The low-carbohydrate, high-fat (LCHF) diet is becoming increasingly employed in clinical dietetic practice as a means to manage many health-related conditions. Yet, it continues to remain contentious in nutrition circles due to a belief that the diet is devoid of nutrients and concern around its saturated fat content. This work aimed to assess the micronutrient intake of the LCHF diet under two conditions of saturated fat thresholds.

Design

In this descriptive study, two LCHF meal plans were designed for two hypothetical cases representing the average Australian male and female weight-stable adult. National documented heights, a body mass index of 22.5 to establish weight and a 1.6 activity factor were used to estimate total energy intake using the Schofield equation. Carbohydrate was limited to <130 g, protein was set at 15%–25% of total energy and fat supplied the remaining calories. One version of the diet aligned with the national saturated fat guideline threshold of <10% of total energy and the other included saturated fat ad libitum.

Primary outcomes

The primary outcomes included all micronutrients, which were assessed using FoodWorks dietary analysis software against national Australian/New Zealand nutrient reference value (NRV) thresholds.

Results

All of the meal plans exceeded the minimum NRV thresholds, apart from iron in the female meal plans, which achieved 86%–98% of the threshold.
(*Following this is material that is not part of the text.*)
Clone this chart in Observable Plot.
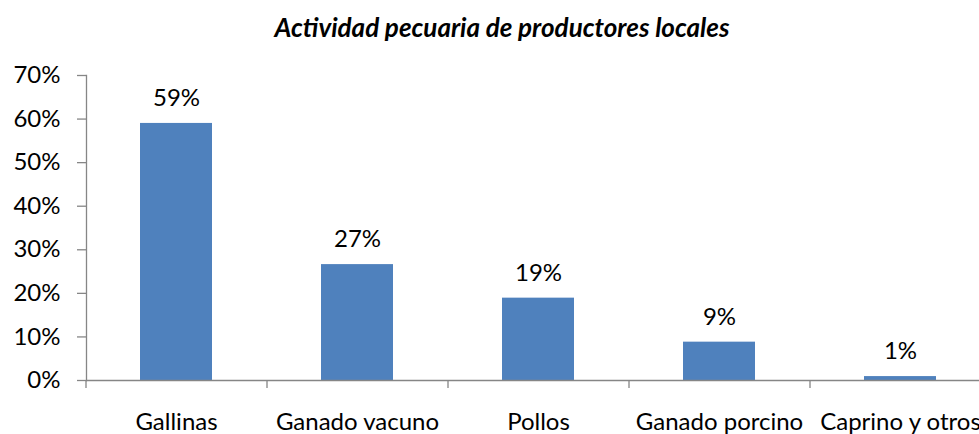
<!DOCTYPE html>
<html>
<head>
<meta charset="utf-8">
<script src="https://cdn.jsdelivr.net/npm/d3@7"></script>
<script src="https://cdn.jsdelivr.net/npm/@observablehq/plot@0.6"></script>
<style>
  html, body { margin: 0; padding: 0; background: #fff; overflow: hidden; }
  #chart svg { overflow: hidden; }
</style>
</head>
<body>
<div id="chart"></div>
<script>
const title = "Actividad pecuaria de productores locales";
const categories = ["Gallinas", "Ganado vacuno", "Pollos", "Ganado porcino", "Caprino y otros"];
const values = [0.59, 0.266, 0.189, 0.088, 0.009];
const yTicks = [0, 0.1, 0.2, 0.3, 0.4, 0.5, 0.6, 0.7];

const data = categories.map((c, i) => ({category: c, value: values[i]}));
const font = "Lato, 'Open Sans', sans-serif";
const W = 979, H = 434;
const xRange = [86, 991];
const step = (xRange[1] - xRange[0]) / categories.length;

const chart = Plot.plot({
  width: W,
  height: H,
  marginTop: 75,
  marginBottom: 54,
  marginLeft: 86,
  marginRight: 0,
  style: {fontFamily: font, fontSize: "24px", color: "#000", background: "#fff"},
  x: {domain: categories, range: xRange, paddingInner: 0.6, paddingOuter: 0.3, align: 0.5},
  y: {domain: [0, 0.7], ticks: yTicks},
  marks: [
    Plot.text([title], {
      frameAnchor: "top", dx: -31, dy: -57, text: d => d,
      fontSize: 26, fontWeight: "bold", fontStyle: "italic", fill: "#000"
    }),
    Plot.barY(data, {x: "category", y: "value", fill: "#4F81BD"}),
    Plot.text(data, {
      x: "category", y: "value", text: d => d3.format(".0%")(d.value),
      dy: -25, fontSize: 24, fill: "#000"
    }),
    Plot.ruleY([0], {stroke: "#868686", strokeWidth: 1.3}),
    Plot.frame({anchor: "left", stroke: "#868686", strokeWidth: 1.3}),
    Plot.ruleX(categories, {
      x: d => d, dx: -step / 2, y1: 0, y2: 0, insetBottom: -8,
      stroke: "#868686", strokeWidth: 1.3
    }),
    Plot.axisY({
      ticks: yTicks, tickFormat: d3.format(".0%"), tickSize: 9, tickPadding: 17,
      stroke: "#868686", strokeWidth: 1.3, fontSize: 24, fill: "#000", label: null
    }),
    Plot.axisX({
      tickSize: 0, tickPadding: 32, fontSize: 24, fill: "#000", label: null
    })
  ]
});
document.getElementById("chart").appendChild(chart);
</script>
</body>
</html>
Saturated fat intake was logistically unable to be reduced below the 10% threshold for the male plan but exceeded the threshold by 2 g (0.6%).

Conclusion

Despite macronutrient proportions not aligning with current national dietary guidelines, a well-planned LCHF meal plan can be considered micronutrient replete. This is an important finding for health professionals, consumers and critics of LCHF nutrition, as it dispels the myth that these diets are suboptimal in their micronutrient supply. As with any diet, for optimal nutrient achievement, meals need to be well formulated.